Set exercise: Copy the data precisely, character for character, and leave out every picture.
====
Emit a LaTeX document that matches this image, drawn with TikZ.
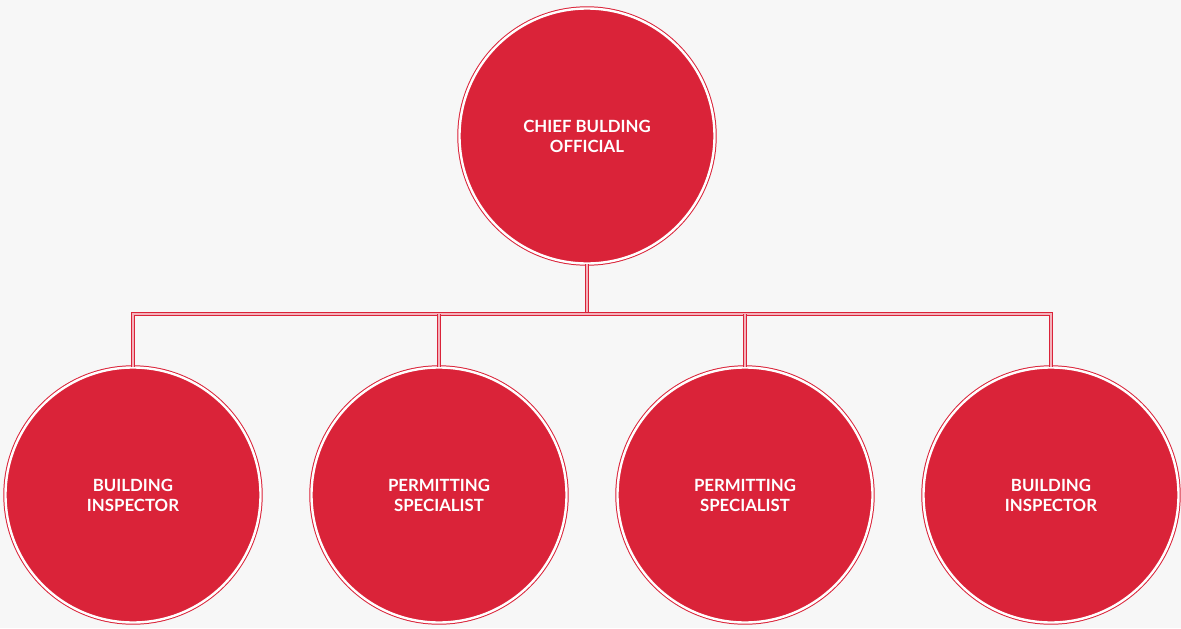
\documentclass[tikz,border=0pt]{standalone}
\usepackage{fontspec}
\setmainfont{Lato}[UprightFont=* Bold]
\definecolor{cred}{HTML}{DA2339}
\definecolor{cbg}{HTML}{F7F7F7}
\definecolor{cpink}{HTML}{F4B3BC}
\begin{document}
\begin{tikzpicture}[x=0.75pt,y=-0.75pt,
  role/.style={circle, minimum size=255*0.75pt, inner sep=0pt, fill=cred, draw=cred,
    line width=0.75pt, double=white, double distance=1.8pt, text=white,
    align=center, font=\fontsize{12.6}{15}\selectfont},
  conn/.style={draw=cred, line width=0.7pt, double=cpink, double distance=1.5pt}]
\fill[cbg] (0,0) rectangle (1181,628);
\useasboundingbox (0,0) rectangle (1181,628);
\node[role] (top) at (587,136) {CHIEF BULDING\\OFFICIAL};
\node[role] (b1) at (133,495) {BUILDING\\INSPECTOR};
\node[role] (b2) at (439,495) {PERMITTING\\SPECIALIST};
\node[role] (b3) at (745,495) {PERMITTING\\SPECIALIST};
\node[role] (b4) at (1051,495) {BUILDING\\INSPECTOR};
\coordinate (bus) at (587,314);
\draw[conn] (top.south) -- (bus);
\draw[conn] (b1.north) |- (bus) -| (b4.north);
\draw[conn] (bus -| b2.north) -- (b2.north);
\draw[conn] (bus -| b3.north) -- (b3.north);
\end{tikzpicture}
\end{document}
====
Written solution:
Emit a LaTeX document that matches this image, drawn with TikZ.
\documentclass[tikz,border=0pt]{standalone}
\usepackage{fontspec}
\setmainfont{Lato}[UprightFont=* Bold]
\definecolor{cred}{HTML}{DA2339}
\definecolor{cbg}{HTML}{F7F7F7}
\definecolor{cpink}{HTML}{F4B3BC}
\begin{document}
\begin{tikzpicture}[x=0.75pt,y=-0.75pt,
  role/.style={circle, minimum size=255*0.75pt, inner sep=0pt, fill=cred, draw=cred,
    line width=0.75pt, double=white, double distance=1.8pt, text=white,
    align=center, font=\fontsize{12.6}{15}\selectfont},
  conn/.style={draw=cred, line width=0.7pt, double=cpink, double distance=1.5pt}]
\fill[cbg] (0,0) rectangle (1181,628);
\useasboundingbox (0,0) rectangle (1181,628);
\node[role] (top) at (587,136) {CHIEF BULDING\\OFFICIAL};
\node[role] (b1) at (133,495) {BUILDING\\INSPECTOR};
\node[role] (b2) at (439,495) {PERMITTING\\SPECIALIST};
\node[role] (b3) at (745,495) {PERMITTING\\SPECIALIST};
\node[role] (b4) at (1051,495) {BUILDING\\INSPECTOR};
\coordinate (bus) at (587,314);
\draw[conn] (top.south) -- (bus);
\draw[conn] (b1.north) |- (bus) -| (b4.north);
\draw[conn] (bus -| b2.north) -- (b2.north);
\draw[conn] (bus -| b3.north) -- (b3.north);
\end{tikzpicture}
\end{document}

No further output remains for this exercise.